Half the battle is answering the tough questions.

A business plan isn’t effective because it’s a plan; it’s effective because it forces a person to answer the tough questions in writing.

1-1s result in both parties feeling fulfilled when the manager invests more in asking questions than talking.

And so on…

Stay Positive & Battle Gear Off

Two Columns For Measurement

You want an effective marketing plan: create two columns.

Mark one as The Measurable and the other as The Unmeasurable.

Not put your tactics and strategies under each.

Are they balanced?

Can you imagine which one has more influence on the other?

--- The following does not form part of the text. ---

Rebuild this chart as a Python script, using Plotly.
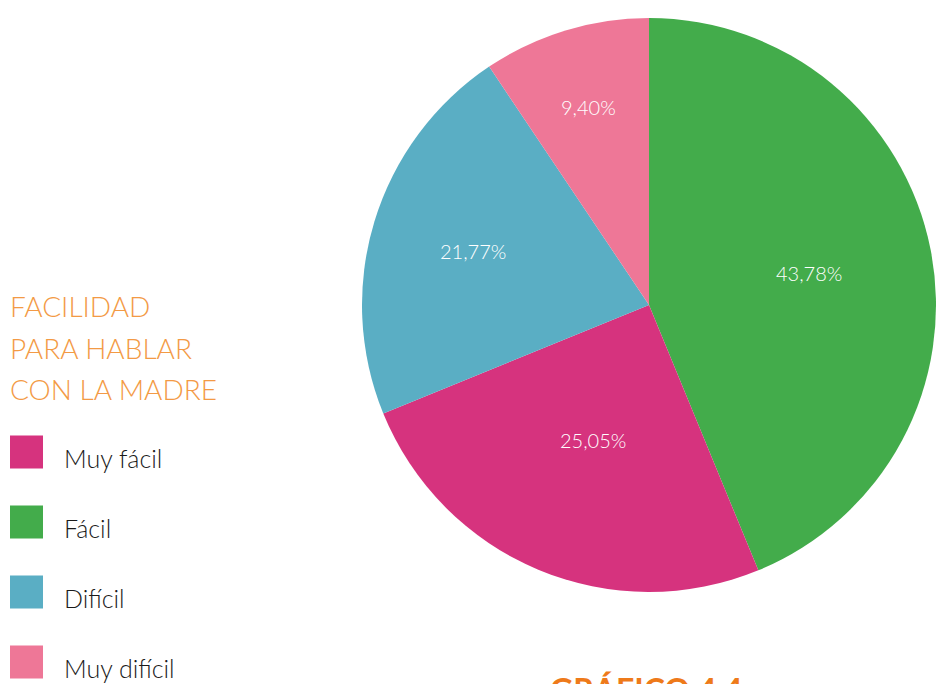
import math
import plotly.graph_objects as go

# Data (legend order)
categories = ["Muy fácil", "Fácil", "Difícil", "Muy difícil"]
values = [25.05, 43.78, 21.77, 9.40]
colors = ["#D6337E", "#43AC4B", "#5AAEC4", "#EE7797"]
# clockwise order of slices starting at 12 o'clock
pie_order = [1, 0, 2, 3]
legend_title = ["FACILIDAD", "PARA HABLAR", "CON LA MADRE"]
chart_title = "GRÁFICO 4.4"

W, H = 936, 684
FONT = "Lato"

p_labels = [categories[i] for i in pie_order]
p_values = [values[i] for i in pie_order]
p_colors = [colors[i] for i in pie_order]
p_text = [f"{v:.2f}".replace(".", ",") + "%" for v in p_values]

dom_x = [362 / W, 1.0]
dom_y = [1 - 592 / H, 1 - 18 / H]

fig = go.Figure(go.Pie(
    labels=p_labels, values=p_values, sort=False, direction="clockwise",
    marker=dict(colors=p_colors, line=dict(width=0)),
    textinfo="none",
    domain=dict(x=dom_x, y=dom_y),
    showlegend=False, hoverinfo="label+percent",
))

shapes = []
annotations = []

# pie value labels placed at slice mid-angle (radial fraction per slice is a layout choice)
cx = (dom_x[0] + dom_x[1]) / 2 * W
cy = (1 - (dom_y[0] + dom_y[1]) / 2) * H
r = min((dom_x[1] - dom_x[0]) * W, (dom_y[1] - dom_y[0]) * H) / 2
label_frac = [0.57, 0.51, 0.64, 0.72]
total = sum(p_values)
cum = 0.0
for v, t, f in zip(p_values, p_text, label_frac):
    mid = (cum + v / 2) / total * 2 * math.pi
    cum += v
    px = cx + f * r * math.sin(mid)
    py = cy - f * r * math.cos(mid)
    annotations.append(dict(
        x=px / W, y=1 - py / H, xref="paper", yref="paper",
        xanchor="center", yanchor="middle", showarrow=False, text=t,
        font=dict(family=FONT, size=20, color="white", weight=300)))

for k, line in enumerate(legend_title):
    annotations.append(dict(
        x=8 / W, y=1 - (306 + 41.5 * k) / H, xref="paper", yref="paper",
        xanchor="left", yanchor="middle", showarrow=False, text=line,
        font=dict(family=FONT, size=28, color="#F39A45", weight=300)))

for k, (cat, col) in enumerate(zip(categories, colors)):
    yc = 452 + 70 * k
    shapes.append(dict(type="rect", xref="paper", yref="paper",
                       x0=10 / W, x1=43 / W, y0=1 - (yc - 16.5) / H, y1=1 - (yc + 16.5) / H,
                       fillcolor=col, line=dict(width=0)))
    annotations.append(dict(
        x=62 / W, y=1 - (yc + 6) / H, xref="paper", yref="paper",
        xanchor="left", yanchor="middle", showarrow=False, text=cat,
        font=dict(family=FONT, size=25, color="#1a1a1a", weight=300)))

annotations.append(dict(
    x=646 / W, y=1 - 668 / H, xref="paper", yref="paper",
    xanchor="center", yanchor="top", showarrow=False, text=chart_title,
    font=dict(family=FONT, size=32, color="#EE7A1A", weight=700)))

fig.update_layout(
    width=W, height=H, margin=dict(l=0, r=0, t=0, b=0),
    paper_bgcolor="white", plot_bgcolor="white",
    shapes=shapes, annotations=annotations,
)

fig.write_html("out.html", config={"displayModeBar": False},
               post_script="document.body.style.margin='0';document.body.style.overflow='hidden';")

Would be a bummer if that was the column you had fewer things in, wouldn’t it?

Stay Positive & Unmeasurable > Measurable

A Good Job

My daughter swiffered the floor (she’s three, mind you).

“Daddy, did I do a good job?”

If a good job is doing a job. Yes. If a good job is removing all of the dog hair on the floor of a room. No. If a good job is feeling proud of the effort you put in. Yes. If a good job is showing your sister how to be engaged in household chores. Yes. If a good job was doing it well enough that we don’t have to redo it again later. No.

Your team might not ask for the feedback, but they want to know if they are doing a good job.

Of course, you could make it so they don’t have to wonder what’s a good job.

Handing them the swiffer is one thing. Telling them what a good job looks like with it is a whole other.

Stay Positive & BRB, Gotta Go Reswiffer With My Daughter

The Work Of A Lifetime

It’s a beautiful expression, really. Even more so when you think about all that can be categorized under it.

  • Interrupting destructive habits
  • Awakening our heart in the work we do
  • Being curious about the interesting as well as the uninteresting
  • Raising a family
  • Innovating through empathy
  • Leaving a legacy
  • Advocating for social change
  • Developing your philosophical system
  • Restoring nature, hope, or motivation

Stay Positive & Ain’t Life Grand?

Ask The Target

There’s far too much internal debating about content, product, GTM, and alike.

At some point (and that point happens far earlier than we ever think), it’s best to put it in front of the target and get feedback.

Of course, the feedback may not be perfect. Perhaps it’s best to get thoughts from 2-3 targets to really round it out. But you don’t need far more than that to validate killing, continuing or simply shipping a project.

Asking the target (not through some formal survey or incentivized email, but on the phone, in person or on a video call) gives you the shield to protect an idea as others intend to share how they think or feel about it (or perhaps when new team members join the project and want to influence it).

“I think this works best” holds no weight against a statement like “I talked to a target prospect and they said this would be strong collateral.”

It’s not perfect, I’ll admit. But perfection isn’t the goal. Alignment and shipping the thing is.

Stay Positive & When Did You Share The Work With The Target Last?

A Sea Of Change

The unpredictability of the sea is what makes it so magical.

The uncertainty is tantalizing; rather, the only thing that is certain is that it will change.

The current shifts. Different animals pop up. And you never know exactly what you’ll see what you’re out at sea.

Most of our projects and jobs and businesses are more like the sea than we acknowledge them as.

In fact, it’s when we try to see them differently than the sea that we get frustrated. When we act like consistency is permanent or tomorrow will be almost exactly like today or the guests we’ll serve next weekend will be the same kind of guests we served last weekend.

Far better to lean in, appreciate, and work with the change.